* _EXERCISE TASK_
From the listing below, copy word for word every line starting at the one that includes "Generate a component" and ending at the one that includes "import * as"; the pictures are omitted.
▼▼▼
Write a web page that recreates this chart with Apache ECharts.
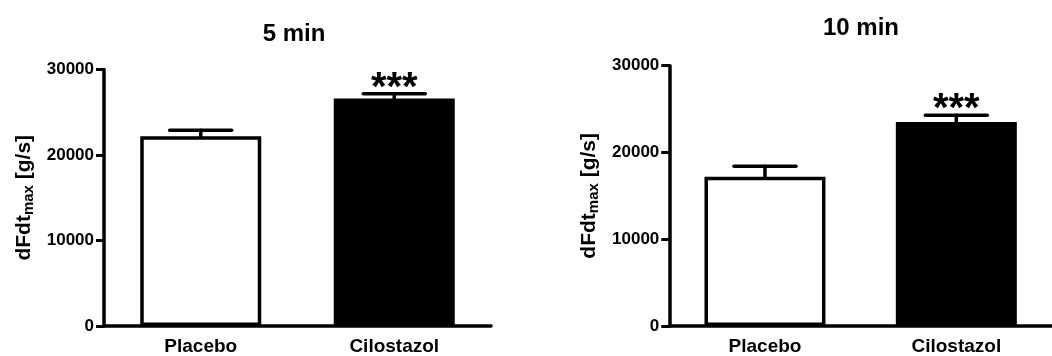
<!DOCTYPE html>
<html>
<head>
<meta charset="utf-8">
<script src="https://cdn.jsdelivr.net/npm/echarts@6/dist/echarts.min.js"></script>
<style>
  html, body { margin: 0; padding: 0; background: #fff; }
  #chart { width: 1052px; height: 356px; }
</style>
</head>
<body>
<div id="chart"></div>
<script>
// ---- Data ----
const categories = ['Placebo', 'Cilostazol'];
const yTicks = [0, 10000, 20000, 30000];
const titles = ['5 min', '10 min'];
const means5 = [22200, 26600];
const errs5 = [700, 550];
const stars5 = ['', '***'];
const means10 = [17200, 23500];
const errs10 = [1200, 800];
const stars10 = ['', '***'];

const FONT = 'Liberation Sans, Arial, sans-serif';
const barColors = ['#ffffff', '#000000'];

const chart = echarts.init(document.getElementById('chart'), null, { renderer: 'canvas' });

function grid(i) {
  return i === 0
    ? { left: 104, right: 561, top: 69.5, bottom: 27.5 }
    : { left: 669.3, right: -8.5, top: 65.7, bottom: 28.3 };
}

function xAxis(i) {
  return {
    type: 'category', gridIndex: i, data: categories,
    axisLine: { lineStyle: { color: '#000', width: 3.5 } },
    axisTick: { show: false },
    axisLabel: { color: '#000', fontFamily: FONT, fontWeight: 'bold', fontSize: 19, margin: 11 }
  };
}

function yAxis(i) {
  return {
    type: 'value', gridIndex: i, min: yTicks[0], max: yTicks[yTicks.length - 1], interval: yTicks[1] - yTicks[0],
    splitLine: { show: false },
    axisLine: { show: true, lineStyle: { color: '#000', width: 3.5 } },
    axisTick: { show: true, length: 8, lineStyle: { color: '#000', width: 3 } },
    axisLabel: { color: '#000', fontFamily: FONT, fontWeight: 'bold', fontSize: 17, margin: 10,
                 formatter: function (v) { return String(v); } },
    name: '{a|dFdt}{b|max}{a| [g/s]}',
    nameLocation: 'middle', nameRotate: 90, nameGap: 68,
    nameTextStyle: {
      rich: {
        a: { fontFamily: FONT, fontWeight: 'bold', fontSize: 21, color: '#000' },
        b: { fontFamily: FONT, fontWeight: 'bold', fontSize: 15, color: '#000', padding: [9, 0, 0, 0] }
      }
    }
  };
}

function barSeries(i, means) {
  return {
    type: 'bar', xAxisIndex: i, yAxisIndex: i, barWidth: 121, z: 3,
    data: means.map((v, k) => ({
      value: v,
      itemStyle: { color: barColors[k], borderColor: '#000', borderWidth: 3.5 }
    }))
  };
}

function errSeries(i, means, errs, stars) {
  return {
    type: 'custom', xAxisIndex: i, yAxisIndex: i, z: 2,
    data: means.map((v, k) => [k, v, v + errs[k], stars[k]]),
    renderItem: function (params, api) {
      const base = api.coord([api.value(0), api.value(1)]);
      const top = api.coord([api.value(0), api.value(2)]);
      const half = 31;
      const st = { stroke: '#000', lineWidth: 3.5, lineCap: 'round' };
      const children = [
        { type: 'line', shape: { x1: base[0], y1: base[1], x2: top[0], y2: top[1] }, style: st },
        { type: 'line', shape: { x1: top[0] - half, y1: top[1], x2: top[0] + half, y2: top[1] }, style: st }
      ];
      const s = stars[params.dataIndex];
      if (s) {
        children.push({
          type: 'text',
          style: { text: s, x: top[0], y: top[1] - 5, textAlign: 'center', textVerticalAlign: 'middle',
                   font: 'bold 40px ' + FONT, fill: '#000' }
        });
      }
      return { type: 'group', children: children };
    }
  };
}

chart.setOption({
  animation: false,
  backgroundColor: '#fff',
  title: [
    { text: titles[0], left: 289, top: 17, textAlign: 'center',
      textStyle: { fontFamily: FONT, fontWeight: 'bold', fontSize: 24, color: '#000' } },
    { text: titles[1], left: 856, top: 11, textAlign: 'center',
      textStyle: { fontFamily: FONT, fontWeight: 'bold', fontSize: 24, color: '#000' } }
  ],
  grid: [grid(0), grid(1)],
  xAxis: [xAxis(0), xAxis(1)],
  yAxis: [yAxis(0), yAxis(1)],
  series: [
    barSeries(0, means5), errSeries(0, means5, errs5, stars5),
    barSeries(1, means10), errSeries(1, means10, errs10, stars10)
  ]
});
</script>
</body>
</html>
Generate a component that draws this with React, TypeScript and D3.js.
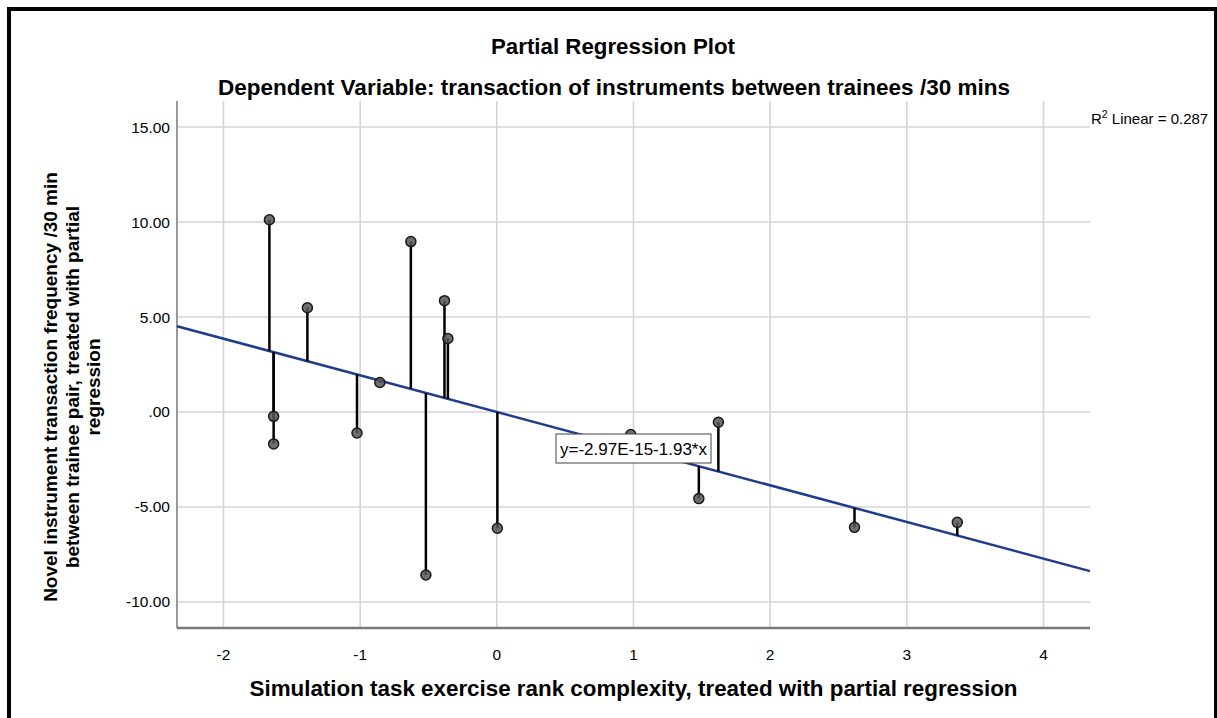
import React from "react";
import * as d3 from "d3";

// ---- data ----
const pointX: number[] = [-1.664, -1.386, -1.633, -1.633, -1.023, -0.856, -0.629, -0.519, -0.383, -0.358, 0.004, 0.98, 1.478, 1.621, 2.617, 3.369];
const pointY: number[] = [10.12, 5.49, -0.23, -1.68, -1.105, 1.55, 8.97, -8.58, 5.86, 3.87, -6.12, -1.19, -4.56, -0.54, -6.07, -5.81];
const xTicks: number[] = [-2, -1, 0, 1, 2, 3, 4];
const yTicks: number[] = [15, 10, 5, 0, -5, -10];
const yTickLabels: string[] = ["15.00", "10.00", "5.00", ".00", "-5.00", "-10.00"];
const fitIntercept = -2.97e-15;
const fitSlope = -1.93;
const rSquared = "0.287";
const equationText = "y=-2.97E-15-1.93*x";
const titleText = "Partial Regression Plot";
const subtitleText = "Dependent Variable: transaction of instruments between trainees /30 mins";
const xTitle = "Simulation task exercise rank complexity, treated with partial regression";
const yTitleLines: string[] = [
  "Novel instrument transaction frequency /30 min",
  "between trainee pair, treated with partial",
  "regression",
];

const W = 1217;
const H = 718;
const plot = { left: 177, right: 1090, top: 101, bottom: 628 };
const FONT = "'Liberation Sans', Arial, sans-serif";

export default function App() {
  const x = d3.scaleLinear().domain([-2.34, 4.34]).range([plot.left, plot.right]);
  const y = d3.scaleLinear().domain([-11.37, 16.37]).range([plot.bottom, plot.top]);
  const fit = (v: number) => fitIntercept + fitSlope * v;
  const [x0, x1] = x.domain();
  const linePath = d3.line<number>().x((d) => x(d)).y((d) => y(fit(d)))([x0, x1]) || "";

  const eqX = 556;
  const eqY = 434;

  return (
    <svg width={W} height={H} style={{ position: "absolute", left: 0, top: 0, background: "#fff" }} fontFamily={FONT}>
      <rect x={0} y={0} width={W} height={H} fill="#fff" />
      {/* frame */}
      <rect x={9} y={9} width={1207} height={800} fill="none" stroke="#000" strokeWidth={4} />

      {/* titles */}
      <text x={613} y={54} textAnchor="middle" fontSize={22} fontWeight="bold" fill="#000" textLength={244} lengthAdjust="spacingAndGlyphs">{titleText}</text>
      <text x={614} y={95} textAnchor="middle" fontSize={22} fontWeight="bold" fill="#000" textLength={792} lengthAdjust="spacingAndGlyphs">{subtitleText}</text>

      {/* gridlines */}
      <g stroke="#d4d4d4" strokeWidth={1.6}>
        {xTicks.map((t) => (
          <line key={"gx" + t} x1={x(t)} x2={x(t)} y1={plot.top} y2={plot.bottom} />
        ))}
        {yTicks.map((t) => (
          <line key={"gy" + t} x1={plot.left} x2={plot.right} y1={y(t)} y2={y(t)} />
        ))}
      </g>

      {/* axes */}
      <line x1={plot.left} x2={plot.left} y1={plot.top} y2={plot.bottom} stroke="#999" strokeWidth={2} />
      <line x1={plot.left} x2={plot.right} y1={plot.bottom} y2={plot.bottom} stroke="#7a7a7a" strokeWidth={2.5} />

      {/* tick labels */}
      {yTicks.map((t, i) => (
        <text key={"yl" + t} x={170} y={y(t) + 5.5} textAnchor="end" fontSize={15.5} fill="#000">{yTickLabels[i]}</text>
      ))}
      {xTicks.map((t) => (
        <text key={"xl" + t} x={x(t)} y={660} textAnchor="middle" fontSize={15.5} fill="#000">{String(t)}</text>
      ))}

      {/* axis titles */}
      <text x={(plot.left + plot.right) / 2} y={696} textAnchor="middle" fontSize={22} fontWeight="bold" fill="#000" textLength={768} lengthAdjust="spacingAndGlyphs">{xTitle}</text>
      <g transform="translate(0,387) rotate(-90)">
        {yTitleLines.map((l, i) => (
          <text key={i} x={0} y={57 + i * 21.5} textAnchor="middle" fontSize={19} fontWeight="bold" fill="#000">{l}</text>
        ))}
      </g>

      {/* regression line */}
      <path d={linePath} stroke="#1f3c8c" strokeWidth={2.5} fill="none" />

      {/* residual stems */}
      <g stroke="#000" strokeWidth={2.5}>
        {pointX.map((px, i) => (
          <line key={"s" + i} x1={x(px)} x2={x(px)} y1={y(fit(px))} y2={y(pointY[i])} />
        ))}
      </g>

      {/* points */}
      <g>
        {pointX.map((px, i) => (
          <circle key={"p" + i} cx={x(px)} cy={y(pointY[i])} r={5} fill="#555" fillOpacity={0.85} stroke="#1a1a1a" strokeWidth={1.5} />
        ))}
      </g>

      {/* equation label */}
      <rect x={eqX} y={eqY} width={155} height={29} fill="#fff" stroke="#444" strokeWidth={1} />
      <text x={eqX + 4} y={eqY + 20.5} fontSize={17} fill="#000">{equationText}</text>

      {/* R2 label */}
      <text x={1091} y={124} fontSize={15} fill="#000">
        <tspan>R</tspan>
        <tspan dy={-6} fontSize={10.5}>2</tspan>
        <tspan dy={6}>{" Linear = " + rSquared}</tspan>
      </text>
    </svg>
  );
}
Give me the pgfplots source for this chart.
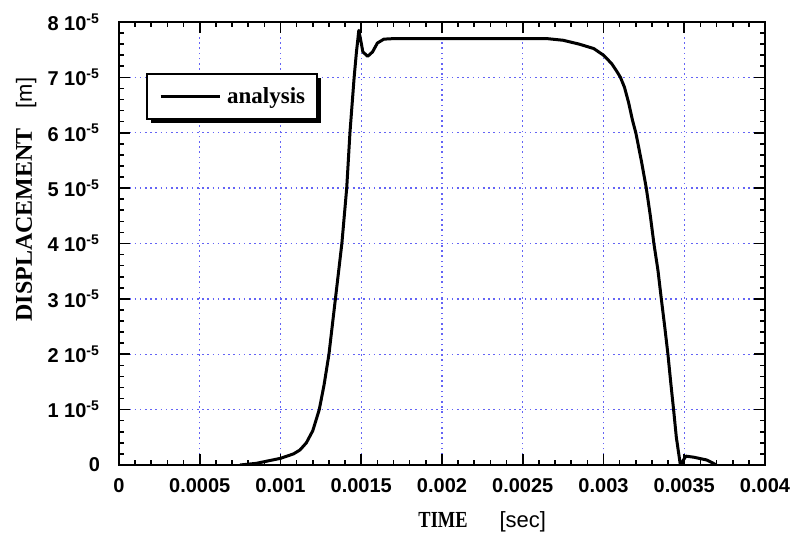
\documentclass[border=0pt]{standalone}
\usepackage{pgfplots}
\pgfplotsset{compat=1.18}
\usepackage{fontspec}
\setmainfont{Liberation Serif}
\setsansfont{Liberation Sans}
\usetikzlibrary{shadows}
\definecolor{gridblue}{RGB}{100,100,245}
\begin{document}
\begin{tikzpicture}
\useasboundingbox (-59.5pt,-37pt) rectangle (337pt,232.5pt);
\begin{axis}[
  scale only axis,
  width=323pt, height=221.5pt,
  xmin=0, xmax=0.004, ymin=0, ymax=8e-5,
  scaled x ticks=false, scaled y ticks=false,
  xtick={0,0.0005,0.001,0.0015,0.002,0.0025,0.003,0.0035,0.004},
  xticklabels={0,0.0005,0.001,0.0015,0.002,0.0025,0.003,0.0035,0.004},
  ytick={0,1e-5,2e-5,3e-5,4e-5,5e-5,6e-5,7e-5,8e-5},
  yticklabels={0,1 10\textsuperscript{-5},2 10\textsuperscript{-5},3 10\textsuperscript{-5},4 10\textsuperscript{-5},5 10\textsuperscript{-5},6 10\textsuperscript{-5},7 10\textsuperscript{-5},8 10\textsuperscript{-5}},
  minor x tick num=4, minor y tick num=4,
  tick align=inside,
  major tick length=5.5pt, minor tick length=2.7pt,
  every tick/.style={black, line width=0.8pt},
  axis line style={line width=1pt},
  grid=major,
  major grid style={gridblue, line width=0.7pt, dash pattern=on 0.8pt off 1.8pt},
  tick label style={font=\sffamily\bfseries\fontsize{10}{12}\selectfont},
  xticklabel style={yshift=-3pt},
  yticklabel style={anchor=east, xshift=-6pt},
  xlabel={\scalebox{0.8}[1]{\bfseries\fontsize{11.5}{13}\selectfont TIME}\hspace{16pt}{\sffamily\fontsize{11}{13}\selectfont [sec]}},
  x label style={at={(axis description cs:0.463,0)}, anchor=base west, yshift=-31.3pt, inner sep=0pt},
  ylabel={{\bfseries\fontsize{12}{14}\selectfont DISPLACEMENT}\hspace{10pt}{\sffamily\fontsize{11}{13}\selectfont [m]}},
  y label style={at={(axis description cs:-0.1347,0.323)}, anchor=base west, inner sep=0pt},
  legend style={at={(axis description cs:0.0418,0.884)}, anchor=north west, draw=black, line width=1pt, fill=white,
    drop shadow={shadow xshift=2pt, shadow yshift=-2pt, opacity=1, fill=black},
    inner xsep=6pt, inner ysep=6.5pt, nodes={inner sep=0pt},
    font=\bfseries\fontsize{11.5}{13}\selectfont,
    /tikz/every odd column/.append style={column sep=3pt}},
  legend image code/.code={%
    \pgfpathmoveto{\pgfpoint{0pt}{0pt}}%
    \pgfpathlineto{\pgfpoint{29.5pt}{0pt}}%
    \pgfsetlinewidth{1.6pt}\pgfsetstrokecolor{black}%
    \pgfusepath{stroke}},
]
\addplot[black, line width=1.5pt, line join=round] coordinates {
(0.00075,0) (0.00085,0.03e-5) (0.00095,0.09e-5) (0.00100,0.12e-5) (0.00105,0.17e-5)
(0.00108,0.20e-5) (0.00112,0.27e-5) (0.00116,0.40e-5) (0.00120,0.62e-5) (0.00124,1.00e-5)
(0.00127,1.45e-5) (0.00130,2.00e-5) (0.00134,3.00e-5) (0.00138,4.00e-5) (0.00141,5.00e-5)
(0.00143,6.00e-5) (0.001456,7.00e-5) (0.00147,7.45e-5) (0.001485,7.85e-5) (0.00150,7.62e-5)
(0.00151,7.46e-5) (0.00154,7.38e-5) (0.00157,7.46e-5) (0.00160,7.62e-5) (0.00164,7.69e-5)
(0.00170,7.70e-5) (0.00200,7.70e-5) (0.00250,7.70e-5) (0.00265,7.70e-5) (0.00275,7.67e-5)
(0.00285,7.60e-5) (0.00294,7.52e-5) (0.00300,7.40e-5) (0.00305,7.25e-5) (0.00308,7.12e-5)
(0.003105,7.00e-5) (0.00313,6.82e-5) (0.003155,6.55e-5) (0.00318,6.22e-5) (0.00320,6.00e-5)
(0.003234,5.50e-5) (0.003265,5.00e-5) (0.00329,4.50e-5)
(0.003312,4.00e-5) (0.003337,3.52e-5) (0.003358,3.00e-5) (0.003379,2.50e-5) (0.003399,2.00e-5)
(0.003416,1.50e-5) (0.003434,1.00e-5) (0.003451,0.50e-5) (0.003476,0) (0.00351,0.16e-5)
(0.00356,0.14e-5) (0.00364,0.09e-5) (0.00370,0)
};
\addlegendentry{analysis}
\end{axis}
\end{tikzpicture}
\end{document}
▲▲▲
* _THE RESPONSE_
Generate a component that draws this with React, TypeScript and D3.js.
import React from "react";
import * as d3 from "d3";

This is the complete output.